By land or air, travel plans loom large over Thanksgiving weekend

Projections call for 156,000 travelers on Wednesday, peaking at 158,000 travelers on Sunday, then declining to 148,000 by Monday.
Travelers line up at Seattle-Tacoma International Airport. Photo courtesy Seattle-Tacoma Airport

Projections call for 156,000 travelers on Wednesday, peaking at 158,000 travelers on Sunday, then declining to 148,000 by Monday

Randy Bracht
The Center Square Washington

Flying in or out of Seattle-Tacoma International Airport this Thanksgiving holiday weekend? Driving over Snoqualmie Pass or along the I-5 corridor to enjoy turkey and pie with family or friends?

Join the crowd.

At Sea-Tac, airport officials anticipate one of the busiest Thanksgiving travel periods in the facility’s history between Wednesday and next Monday. Projections call for 156,000 travelers on Wednesday, peaking at 158,000 travelers on Sunday, then declining to 148,000 by Monday.

The airport normally averages about 126,000 travelers per day.

Along with packing in more people over the next several days, travelers may encounter ongoing construction from curb to gate, part of a $546 million modernization project that is expected to be finished in the fall of 2026. 

The Port of Seattle, which owns and operates the airport, says the improvements are financed by a combination of development funds, future revenue bonds, and a cost-share reimbursement agreement with home-based Alaska Airlines.

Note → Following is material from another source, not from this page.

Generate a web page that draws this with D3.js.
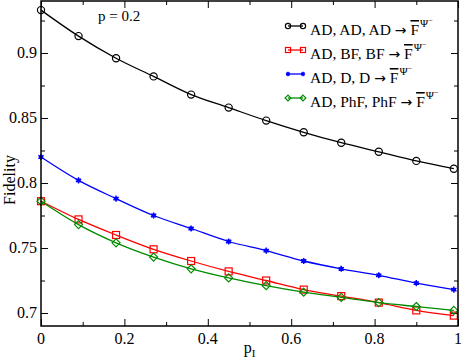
<!DOCTYPE html>
<html>
<head>
<meta charset="utf-8">
<script src="https://cdn.jsdelivr.net/npm/d3@7"></script>
<style>
  body { margin: 0; background: #fff; }
  text { font-family: "Liberation Serif", "DejaVu Serif", serif; }
</style>
</head>
<body>
<div id="chart"></div>
<script>
var pI = [0, 0.09, 0.18, 0.27, 0.36, 0.45, 0.54, 0.63, 0.72, 0.81, 0.9, 0.99];
var adAdAd = [0.933, 0.913, 0.896, 0.882, 0.868, 0.858, 0.848, 0.839, 0.831, 0.824, 0.817, 0.811];
var adBfBf = [0.786, 0.772, 0.760, 0.749, 0.740, 0.732, 0.725, 0.718, 0.713, 0.708, 0.702, 0.698];
var adDD = [0.820, 0.802, 0.788, 0.775, 0.765, 0.755, 0.748, 0.740, 0.734, 0.729, 0.723, 0.718];
var adPhfPhf = [0.786, 0.768, 0.754, 0.743, 0.734, 0.727, 0.721, 0.716, 0.712, 0.708, 0.705, 0.702];
var xTicks = [0, 0.2, 0.4, 0.6, 0.8, 1];
var xMinor = [0.1, 0.3, 0.5, 0.7, 0.9];
var yTicks = [0.7, 0.75, 0.8, 0.85, 0.9];
var yMinor = [0.725, 0.775, 0.825, 0.875, 0.925];
var seriesNames = ["AD, AD, AD", "AD, BF, BF", "AD, D, D", "AD, PhF, PhF"];

var width = 463, height = 359;
var margin = {top: 1, right: 5, bottom: 33, left: 41};

var series = [
  {name: seriesNames[0], values: adAdAd, color: "#000000", shape: "circle"},
  {name: seriesNames[1], values: adBfBf, color: "#ff0000", shape: "square"},
  {name: seriesNames[2], values: adDD, color: "#0000ff", shape: "star"},
  {name: seriesNames[3], values: adPhfPhf, color: "#008c00", shape: "diamond"}
];

var x = d3.scaleLinear().domain([0, 1]).range([margin.left, width - margin.right]);
var y = d3.scaleLinear().domain([0.69, 0.94]).range([height - margin.bottom, margin.top]);

var svg = d3.select("#chart").append("svg")
  .attr("width", width)
  .attr("height", height);

// inward ticks on all four sides
function tickAxis(axis, vals, size) {
  return axis.tickValues(vals).tickSize(size).tickFormat("");
}
function addTicks(pos, axisFn, scale, major, minor) {
  var g = svg.append("g").attr("transform", pos);
  g.append("g").call(tickAxis(axisFn(scale), minor, 4));
  g.append("g").call(tickAxis(axisFn(scale), major, 7));
}
addTicks("translate(0," + y.range()[0] + ")", d3.axisTop, x, xTicks, xMinor);
addTicks("translate(0," + y.range()[1] + ")", d3.axisBottom, x, xTicks, xMinor);
addTicks("translate(" + x.range()[0] + ",0)", d3.axisRight, y, yTicks, yMinor);
addTicks("translate(" + x.range()[1] + ",0)", d3.axisLeft, y, yTicks, yMinor);
svg.selectAll(".domain").remove();
svg.selectAll(".tick line").attr("stroke", "#000").attr("stroke-width", 1);

// tick labels
svg.append("g").selectAll("text").data(xTicks).enter().append("text")
  .attr("x", d => x(d))
  .attr("y", y.range()[0] + 18)
  .attr("text-anchor", "middle")
  .style("font-size", "16px")
  .text(d => d3.format("")(d));
svg.append("g").selectAll("text").data(yTicks).enter().append("text")
  .attr("x", x.range()[0] - 4)
  .attr("y", d => y(d) + 5)
  .attr("text-anchor", "end")
  .style("font-size", "16px")
  .text(d => d3.format("")(d));

// axis titles
svg.append("text")
  .attr("transform", "translate(15," + (y(0.8) - 3) + ") rotate(-90)")
  .attr("text-anchor", "middle")
  .style("font-size", "16px")
  .text("Fidelity");
var xt = svg.append("text")
  .attr("x", x(0.5))
  .attr("y", height - 6)
  .attr("text-anchor", "middle")
  .style("font-size", "16px");
xt.append("tspan").text("p");
xt.append("tspan").attr("dy", 4).style("font-size", "11px").text("I");

svg.append("text")
  .attr("x", 98)
  .attr("y", 21)
  .style("font-size", "15px")
  .text("p = 0.2");

var line = d3.line()
  .x((d, i) => x(pI[i]))
  .y(d => y(d))
  .curve(d3.curveMonotoneX);

function marker(g, shape, color, k) {
  k = k || 1;
  if (shape == "circle") {
    g.append("circle").attr("r", 3.6 * k).attr("fill", "none").attr("stroke", color).attr("stroke-width", 1.2);
  } else if (shape == "square") {
    g.append("rect").attr("x", -3.5 * k).attr("y", -3.5 * k).attr("width", 7 * k).attr("height", 7 * k)
      .attr("fill", "none").attr("stroke", color).attr("stroke-width", 1.2);
  } else if (shape == "diamond") {
    g.append("path").attr("transform", "scale(" + k + ")").attr("d", "M0,-4L4,0L0,4L-4,0Z")
      .attr("fill", "none").attr("stroke", color).attr("stroke-width", 1.2 / k);
  } else {
    g.append("path").attr("d", d3.symbol().type(d3.symbolAsterisk || d3.symbolCross).size(26 * k * k)())
      .attr("fill", color).attr("stroke", color).attr("stroke-width", 1.4);
    g.append("circle").attr("r", 2.2 * k).attr("fill", color);
  }
}

var plot = svg.append("g");
series.forEach(function(s) {
  plot.append("path")
    .datum(s.values)
    .attr("fill", "none")
    .attr("stroke", s.color)
    .attr("stroke-width", 1.3)
    .attr("d", line);
  plot.selectAll(null).data(s.values).enter().append("g")
    .attr("transform", (d, i) => "translate(" + x(pI[i]) + "," + y(d) + ")")
    .each(function() { marker(d3.select(this), s.shape, s.color); });
});

// frame
svg.append("rect")
  .attr("x", x.range()[0]).attr("y", y.range()[1])
  .attr("width", x.range()[1] - x.range()[0])
  .attr("height", y.range()[0] - y.range()[1])
  .attr("fill", "none").attr("stroke", "#000").attr("stroke-width", 1.5);

// legend
var legend = svg.append("g");
series.forEach(function(s, i) {
  var ly = 26 + i * 24;
  var lg = legend.append("g").attr("transform", "translate(0," + ly + ")");
  lg.append("line").attr("x1", 288).attr("x2", 303).attr("y1", 0).attr("y2", 0)
    .attr("stroke", s.color).attr("stroke-width", 1.3);
  [288, 303].forEach(function(mx) {
    marker(lg.append("g").attr("transform", "translate(" + mx + ",0)"), s.shape, s.color, 0.72);
  });
  var t = lg.append("text").attr("x", 310).attr("y", 9).style("font-size", "15.5px");
  t.append("tspan").text(s.name + " ");
  t.append("tspan").style("font-family", "DejaVu Sans").style("font-size", "14px").text("\u2192");
  t.append("tspan").text(" ");
  t.append("tspan").style("text-decoration", "overline").text("F");
  t.append("tspan").attr("dx", 1).attr("dy", -8).style("font-size", "11px").text("\u03A8");
  t.append("tspan").attr("dy", -4).style("font-size", "8px").text("\u2212");
});
</script>
</body>
</html>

To strive for a lower-stress, more predictable trip, airport officials offer these tips:

  • Arrive early, at least two hours before boarding time for a domestic flight and three hours before an international flight. Add even more time if you need to park or check luggage.
  • Be aware of the busiest times to enter the terminal: More than one-third of daily passenger volume arrives before 9 a.m., causing congestion at TSA security checkpoints and on the drives. Other peak periods are between 2-5 p.m. and 9-11 p.m.
  • Drivers should expect serious congestion during peak periods. Consider public transportation, van shuttles, or ride shares. If driving and parking is the only option, plan on an extra 45 to 60 minutes to find a spot. Don’t park on the shoulder of airport drives: it’s dangerous and illegal and violators will be cited.  Drivers waiting to pick up passengers can park temporarily in the reconfigured cell phone lot.
  • For information about flights, baggage policies, and flight check-in, contact your airline directly.  
  • Be flexible.

For those traveling by vehicle for the holiday, the Washington Department of Transportation also has tips for trips.

State highways across Washington will see higher-than-usual traffic, especially on Interstate 90, where lengthy delays can occur. Travelers can use WSDOT’s online tools and the department’s app and social media accounts to track current travel conditions.

Charts are available which show peak traffic flow periods – usually mid-morning through mid-afternoon — on Interstate 5 between Lacey and Tacoma, on I-90 between North Bend and Cle Elum over Snoqualmie Pass, US 2 between Stevens Pass and Skykomish, and the I-5 corridor between Bellingham and the Canadian border.

The National Weather Service is forecasting a chance of rain or snow on Wednesday on both mountain passes, but little to no snow accumulation is expected. Sunny skies with high temperatures in the 30s and low in the 20s are predicted from Thursday to Sunday on both Snoqualmie and Stevens passes.

Nonetheless, DOT officials advise drivers to slow down on potentially icy roadways and give themselves extra travel time due to congestion.

It’s also recommended that drivers carry chains as a precaution, check vehicle fluids and tire pressures before leaving home, and pack a “winter car kit” with extra supplies – warm clothing, ice scraper and brush, jumper cables, snacks and water, and other emergency items.